Return each line of the listing below, unchanged, and omit the images.

━━━━━ DATA EXTRACT ━━━━━

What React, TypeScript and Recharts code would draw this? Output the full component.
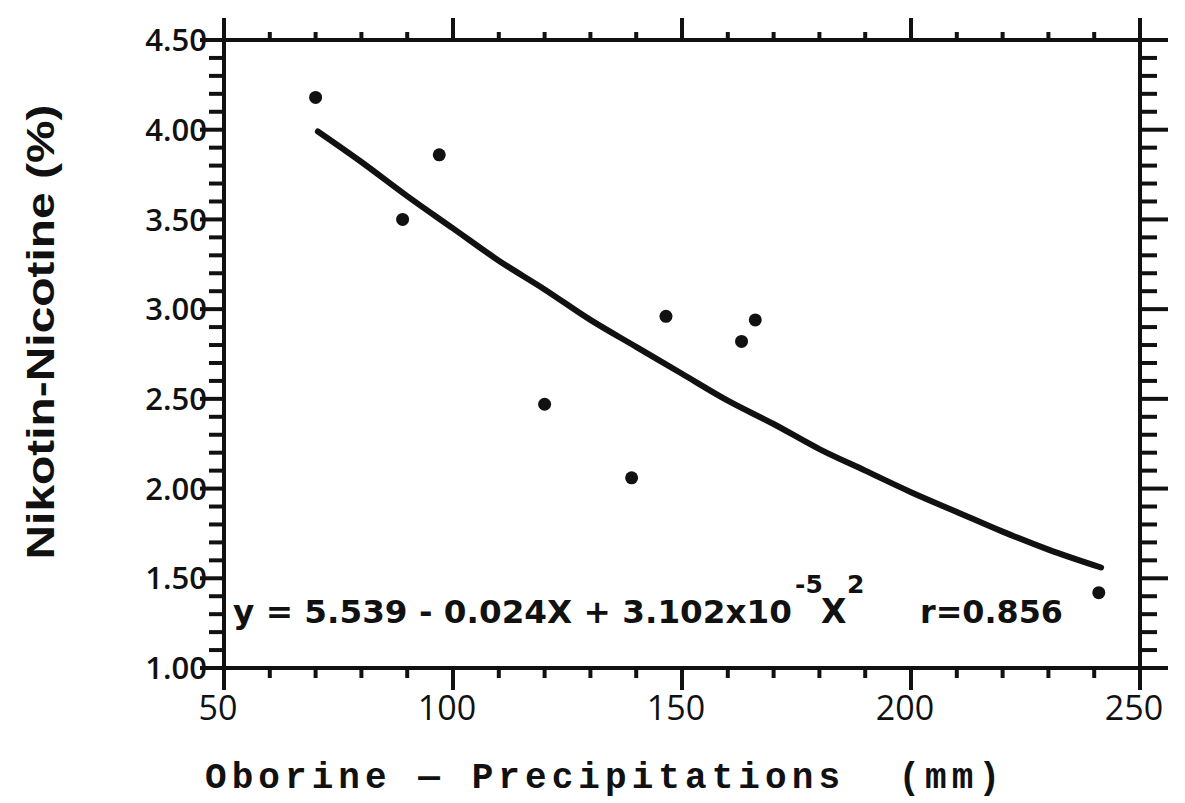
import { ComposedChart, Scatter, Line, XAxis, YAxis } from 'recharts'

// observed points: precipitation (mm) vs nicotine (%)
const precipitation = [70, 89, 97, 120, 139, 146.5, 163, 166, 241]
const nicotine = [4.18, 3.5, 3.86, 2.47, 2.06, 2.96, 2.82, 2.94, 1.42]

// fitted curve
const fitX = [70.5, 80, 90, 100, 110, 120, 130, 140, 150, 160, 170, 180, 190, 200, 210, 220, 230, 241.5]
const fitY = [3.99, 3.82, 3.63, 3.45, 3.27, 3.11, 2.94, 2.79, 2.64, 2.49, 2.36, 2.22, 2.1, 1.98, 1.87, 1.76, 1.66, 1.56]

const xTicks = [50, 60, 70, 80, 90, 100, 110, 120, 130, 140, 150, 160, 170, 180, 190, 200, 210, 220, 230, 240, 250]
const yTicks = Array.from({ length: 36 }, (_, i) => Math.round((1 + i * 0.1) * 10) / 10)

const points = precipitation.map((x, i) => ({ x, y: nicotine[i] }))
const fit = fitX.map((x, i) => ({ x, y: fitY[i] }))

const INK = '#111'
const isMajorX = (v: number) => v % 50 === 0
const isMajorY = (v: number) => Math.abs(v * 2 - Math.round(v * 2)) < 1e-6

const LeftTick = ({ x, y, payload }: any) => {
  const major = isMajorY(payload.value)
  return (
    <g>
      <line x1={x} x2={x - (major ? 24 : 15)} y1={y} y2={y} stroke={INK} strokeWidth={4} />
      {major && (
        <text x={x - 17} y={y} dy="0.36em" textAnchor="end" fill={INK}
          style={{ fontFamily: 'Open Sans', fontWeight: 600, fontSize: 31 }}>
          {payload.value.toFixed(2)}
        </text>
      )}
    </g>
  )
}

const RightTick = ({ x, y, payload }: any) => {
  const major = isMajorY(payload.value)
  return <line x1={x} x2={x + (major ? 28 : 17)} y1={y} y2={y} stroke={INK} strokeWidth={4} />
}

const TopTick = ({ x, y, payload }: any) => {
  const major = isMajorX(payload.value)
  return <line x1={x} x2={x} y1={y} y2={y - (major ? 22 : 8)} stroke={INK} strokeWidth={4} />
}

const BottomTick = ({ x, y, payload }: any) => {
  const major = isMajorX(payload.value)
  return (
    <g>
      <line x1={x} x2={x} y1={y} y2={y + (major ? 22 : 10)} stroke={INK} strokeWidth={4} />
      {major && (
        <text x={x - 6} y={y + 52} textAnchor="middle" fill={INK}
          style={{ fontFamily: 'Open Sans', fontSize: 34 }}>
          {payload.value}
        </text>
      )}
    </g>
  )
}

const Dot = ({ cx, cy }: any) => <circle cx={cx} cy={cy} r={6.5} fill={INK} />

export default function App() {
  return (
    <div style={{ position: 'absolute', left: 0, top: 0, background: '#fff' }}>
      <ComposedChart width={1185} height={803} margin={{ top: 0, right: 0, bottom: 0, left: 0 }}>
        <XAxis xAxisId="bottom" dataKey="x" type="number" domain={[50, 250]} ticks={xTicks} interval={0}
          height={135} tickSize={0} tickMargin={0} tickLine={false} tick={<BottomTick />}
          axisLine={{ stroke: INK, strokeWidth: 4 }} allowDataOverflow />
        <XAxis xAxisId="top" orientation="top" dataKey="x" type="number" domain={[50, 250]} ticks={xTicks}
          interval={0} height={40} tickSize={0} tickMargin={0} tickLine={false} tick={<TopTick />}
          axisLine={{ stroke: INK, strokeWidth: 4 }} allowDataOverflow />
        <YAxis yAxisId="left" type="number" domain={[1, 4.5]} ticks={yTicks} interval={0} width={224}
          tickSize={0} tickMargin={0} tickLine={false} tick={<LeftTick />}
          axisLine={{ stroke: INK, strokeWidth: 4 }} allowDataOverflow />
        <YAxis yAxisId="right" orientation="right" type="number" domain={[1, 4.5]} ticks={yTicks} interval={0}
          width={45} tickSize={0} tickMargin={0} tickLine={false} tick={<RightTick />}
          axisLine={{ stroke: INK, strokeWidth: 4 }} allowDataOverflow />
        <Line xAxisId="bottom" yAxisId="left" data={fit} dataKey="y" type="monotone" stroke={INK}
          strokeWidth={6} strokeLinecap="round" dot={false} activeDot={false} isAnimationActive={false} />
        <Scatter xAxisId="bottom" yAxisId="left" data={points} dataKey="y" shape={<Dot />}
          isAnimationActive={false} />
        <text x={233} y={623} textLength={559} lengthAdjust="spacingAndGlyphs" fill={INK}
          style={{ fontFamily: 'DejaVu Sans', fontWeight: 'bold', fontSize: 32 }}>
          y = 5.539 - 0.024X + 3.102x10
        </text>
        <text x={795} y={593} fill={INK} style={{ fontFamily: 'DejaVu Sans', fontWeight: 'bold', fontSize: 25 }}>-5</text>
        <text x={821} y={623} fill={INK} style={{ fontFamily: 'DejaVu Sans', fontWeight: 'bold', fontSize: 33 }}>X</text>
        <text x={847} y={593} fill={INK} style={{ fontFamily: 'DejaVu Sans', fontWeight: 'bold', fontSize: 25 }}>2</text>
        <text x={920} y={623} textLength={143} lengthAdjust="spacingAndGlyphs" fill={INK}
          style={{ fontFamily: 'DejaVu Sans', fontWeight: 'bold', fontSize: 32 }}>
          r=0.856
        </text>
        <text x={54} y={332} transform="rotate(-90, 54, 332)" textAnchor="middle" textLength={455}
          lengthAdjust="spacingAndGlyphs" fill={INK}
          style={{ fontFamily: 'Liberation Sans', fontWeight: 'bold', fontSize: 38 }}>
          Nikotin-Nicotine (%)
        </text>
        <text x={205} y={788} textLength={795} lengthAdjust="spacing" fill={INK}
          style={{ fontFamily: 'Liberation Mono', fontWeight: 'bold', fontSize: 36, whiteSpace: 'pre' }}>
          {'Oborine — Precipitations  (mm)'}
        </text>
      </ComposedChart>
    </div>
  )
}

━━━━━

EXERCISE SOLUTION:
What React, TypeScript and Recharts code would draw this? Output the full component.
import { ComposedChart, Scatter, Line, XAxis, YAxis } from 'recharts'

// observed points: precipitation (mm) vs nicotine (%)
const precipitation = [70, 89, 97, 120, 139, 146.5, 163, 166, 241]
const nicotine = [4.18, 3.5, 3.86, 2.47, 2.06, 2.96, 2.82, 2.94, 1.42]

// fitted curve
const fitX = [70.5, 80, 90, 100, 110, 120, 130, 140, 150, 160, 170, 180, 190, 200, 210, 220, 230, 241.5]
const fitY = [3.99, 3.82, 3.63, 3.45, 3.27, 3.11, 2.94, 2.79, 2.64, 2.49, 2.36, 2.22, 2.1, 1.98, 1.87, 1.76, 1.66, 1.56]

const xTicks = [50, 60, 70, 80, 90, 100, 110, 120, 130, 140, 150, 160, 170, 180, 190, 200, 210, 220, 230, 240, 250]
const yTicks = Array.from({ length: 36 }, (_, i) => Math.round((1 + i * 0.1) * 10) / 10)

const points = precipitation.map((x, i) => ({ x, y: nicotine[i] }))
const fit = fitX.map((x, i) => ({ x, y: fitY[i] }))

const INK = '#111'
const isMajorX = (v: number) => v % 50 === 0
const isMajorY = (v: number) => Math.abs(v * 2 - Math.round(v * 2)) < 1e-6

const LeftTick = ({ x, y, payload }: any) => {
  const major = isMajorY(payload.value)
  return (
    <g>
      <line x1={x} x2={x - (major ? 24 : 15)} y1={y} y2={y} stroke={INK} strokeWidth={4} />
      {major && (
        <text x={x - 17} y={y} dy="0.36em" textAnchor="end" fill={INK}
          style={{ fontFamily: 'Open Sans', fontWeight: 600, fontSize: 31 }}>
          {payload.value.toFixed(2)}
        </text>
      )}
    </g>
  )
}

const RightTick = ({ x, y, payload }: any) => {
  const major = isMajorY(payload.value)
  return <line x1={x} x2={x + (major ? 28 : 17)} y1={y} y2={y} stroke={INK} strokeWidth={4} />
}

const TopTick = ({ x, y, payload }: any) => {
  const major = isMajorX(payload.value)
  return <line x1={x} x2={x} y1={y} y2={y - (major ? 22 : 8)} stroke={INK} strokeWidth={4} />
}

const BottomTick = ({ x, y, payload }: any) => {
  const major = isMajorX(payload.value)
  return (
    <g>
      <line x1={x} x2={x} y1={y} y2={y + (major ? 22 : 10)} stroke={INK} strokeWidth={4} />
      {major && (
        <text x={x - 6} y={y + 52} textAnchor="middle" fill={INK}
          style={{ fontFamily: 'Open Sans', fontSize: 34 }}>
          {payload.value}
        </text>
      )}
    </g>
  )
}

const Dot = ({ cx, cy }: any) => <circle cx={cx} cy={cy} r={6.5} fill={INK} />

export default function App() {
  return (
    <div style={{ position: 'absolute', left: 0, top: 0, background: '#fff' }}>
      <ComposedChart width={1185} height={803} margin={{ top: 0, right: 0, bottom: 0, left: 0 }}>
        <XAxis xAxisId="bottom" dataKey="x" type="number" domain={[50, 250]} ticks={xTicks} interval={0}
          height={135} tickSize={0} tickMargin={0} tickLine={false} tick={<BottomTick />}
          axisLine={{ stroke: INK, strokeWidth: 4 }} allowDataOverflow />
        <XAxis xAxisId="top" orientation="top" dataKey="x" type="number" domain={[50, 250]} ticks={xTicks}
          interval={0} height={40} tickSize={0} tickMargin={0} tickLine={false} tick={<TopTick />}
          axisLine={{ stroke: INK, strokeWidth: 4 }} allowDataOverflow />
        <YAxis yAxisId="left" type="number" domain={[1, 4.5]} ticks={yTicks} interval={0} width={224}
          tickSize={0} tickMargin={0} tickLine={false} tick={<LeftTick />}
          axisLine={{ stroke: INK, strokeWidth: 4 }} allowDataOverflow />
        <YAxis yAxisId="right" orientation="right" type="number" domain={[1, 4.5]} ticks={yTicks} interval={0}
          width={45} tickSize={0} tickMargin={0} tickLine={false} tick={<RightTick />}
          axisLine={{ stroke: INK, strokeWidth: 4 }} allowDataOverflow />
        <Line xAxisId="bottom" yAxisId="left" data={fit} dataKey="y" type="monotone" stroke={INK}
          strokeWidth={6} strokeLinecap="round" dot={false} activeDot={false} isAnimationActive={false} />
        <Scatter xAxisId="bottom" yAxisId="left" data={points} dataKey="y" shape={<Dot />}
          isAnimationActive={false} />
        <text x={233} y={623} textLength={559} lengthAdjust="spacingAndGlyphs" fill={INK}
          style={{ fontFamily: 'DejaVu Sans', fontWeight: 'bold', fontSize: 32 }}>
          y = 5.539 - 0.024X + 3.102x10
        </text>
        <text x={795} y={593} fill={INK} style={{ fontFamily: 'DejaVu Sans', fontWeight: 'bold', fontSize: 25 }}>-5</text>
        <text x={821} y={623} fill={INK} style={{ fontFamily: 'DejaVu Sans', fontWeight: 'bold', fontSize: 33 }}>X</text>
        <text x={847} y={593} fill={INK} style={{ fontFamily: 'DejaVu Sans', fontWeight: 'bold', fontSize: 25 }}>2</text>
        <text x={920} y={623} textLength={143} lengthAdjust="spacingAndGlyphs" fill={INK}
          style={{ fontFamily: 'DejaVu Sans', fontWeight: 'bold', fontSize: 32 }}>
          r=0.856
        </text>
        <text x={54} y={332} transform="rotate(-90, 54, 332)" textAnchor="middle" textLength={455}
          lengthAdjust="spacingAndGlyphs" fill={INK}
          style={{ fontFamily: 'Liberation Sans', fontWeight: 'bold', fontSize: 38 }}>
          Nikotin-Nicotine (%)
        </text>
        <text x={205} y={788} textLength={795} lengthAdjust="spacing" fill={INK}
          style={{ fontFamily: 'Liberation Mono', fontWeight: 'bold', fontSize: 36, whiteSpace: 'pre' }}>
          {'Oborine — Precipitations  (mm)'}
        </text>
      </ComposedChart>
    </div>
  )
}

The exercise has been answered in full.